The bottom x is the line slope so m= -0.638938504720592.

What about the intercept? The most common coordinate system has a bottom left origin but svg uses a top left coordinate system. This means the intercept will have to be adjusted to the top of the chart. The easiest way given this dataset has a value for the top of the chart is to just use the top y as b = 160.

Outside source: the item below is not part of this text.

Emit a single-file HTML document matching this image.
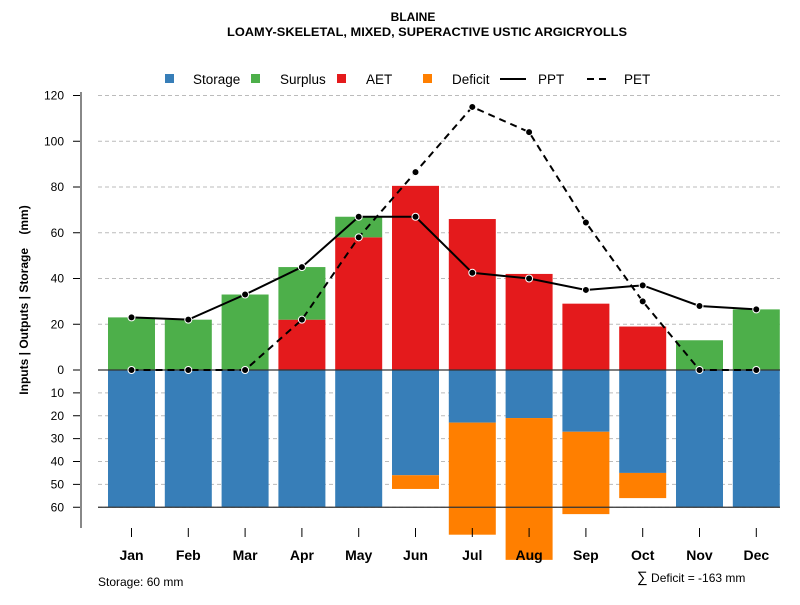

Extract the data list using your preferred method (not described in this answer) and reconstruct the data with the linear equation.

eg ...L 999999 101 ....

y = -0.638938504720592 * 101 + 160 = 95

Reconstructing the data from the y-axis may not be as accurate as using the actual data. If you are lucky the yaxis-labels scale will have a nice scale so you get precise values but it can be up to half a unit out on the top and bottom of the range, so (1/2 + 1/2) / 94 = 1.06% in this example but the error is likely much less.

0
votes

When I use the CSS selector "g.highcharts-axis-labels tspan" it returns all the fighter's names and when I use "g.highcharts-data-labels tspan" it returns all the percents for line movement.

So you should be able to use something like

labels = driver.find_elements_by_css_selector("g.highcharts-axis-labels tspan")
data = driver.find_elements_by_css_selector("g.highcharts-data-labels tspan")
for i in range(0, len(labels) - 1)
    print("Fighter: " + labels[i] + " (" + data[i] + ")")

An alternative is to use the command that Pawel Fus recommended,

Highcharts.charts[0].series[0].options.data

You should be able to execute that using JSE and it returns an array of arrays. You can then parse through that and get the data you want. It's up to you...